As Farm Sanctuary rescue workers entered the western New York property where Lila and dozens of others languished, they were nearly overwhelmed by the smell of death. A barn crammed with junk housed starving sheep, newborn lambs, and chickens in stalls cobbled together with pallets, scrap metal, ropes, halters, and chains. Outside, emaciated cows stood in grassless pastures without hay or water. A makeshift slaughterhouse loomed nearby. In that cinderblock building, the property owner butchered young animals, and in the surrounding barns and fields, he bred their parents until their bodies gave out. We rescued more than 60 animals from this grisly scene, all of them emaciated and many so unwell that we feared for their lives. The one who worried us the most was Lila.
When we found Lila, she was so weakened by parasites and anemia that she couldn’t even rise to her feet. We rushed her to our vets at Cornell University Hospital for Animals, where she received a blood transfusion from Marjorie, one of our New York Shelter goats. Still, she remained too feeble to stand on her own. It took several more days of intravenous fluids and round-the-clock care until she managed to stand for more than a few seconds and get up without assistance.
Restoring Lila’s strength was a complicated proposition. After surviving so long without food, she needed to gain weight gradually; eating too much too fast could kill her. Moreover, after being immobilized for so long by her ailments, her muscles had atrophied. Her vets treated Lila for parasites and began physical therapy. We checked on Lila frequently while she remained at the hospital and prepared to see her through months of intensive rehabilitation.

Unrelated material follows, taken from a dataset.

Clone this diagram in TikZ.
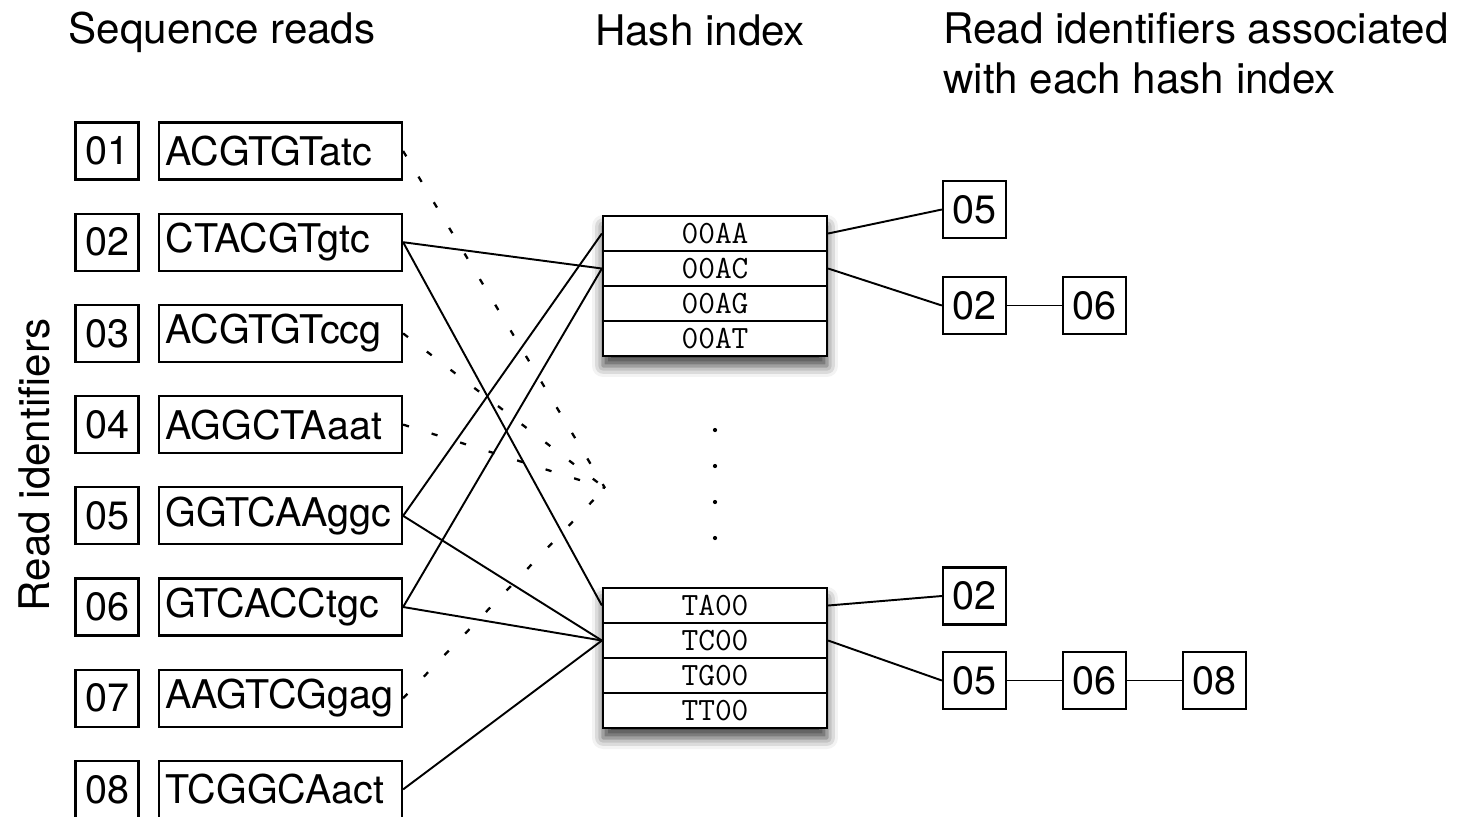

Lila, however, had another plan in mind. This tenacious goat rallied and was back on her feet long before we expected. She was soon able to come home to our New York Shelter, where she set about thoroughly enjoying herself at once.
In our new hospital, Lila lived next door to another recent rescue, Elliot, who “talked” to her through the door that separated their pens. For weeks they both slept by the door and communicated throughout the day, until one day Elliot decided to take control of the situation. He broke down the slider door, moved himself in with Lila, and started up what appears to be a life-long relationship. We introduced Lila and Elliott to one of our small, special-needs goat herds, and the pair hit it off with their new pals immediately.
Lila has also been quite taken with her new caregivers, her guests — and in fact anyone who pays attention to her. She’s filled with a lively curiosity and calls out eagerly to anyone who passes by her barn. And who could resist such a friendly greeting?
From a frail and suffering victim of neglect to a strong, vivacious, and happy survivor unencumbered by any sign of her past ordeal, Lila has undergone an almost miraculous transformation. The man who bought, exploited, and neglected Lila nearly ended her life, but he could not define it, and now she has reclaimed it. Lila exemplifies the astounding capacity to thrive that resides in our fellow animals. Some, like her, get the chance to bring that vitality out into the light, to embody it fully. Others must sustain it silently through lives of darkness. But it lives in every one, awaiting the kindness that can set it free.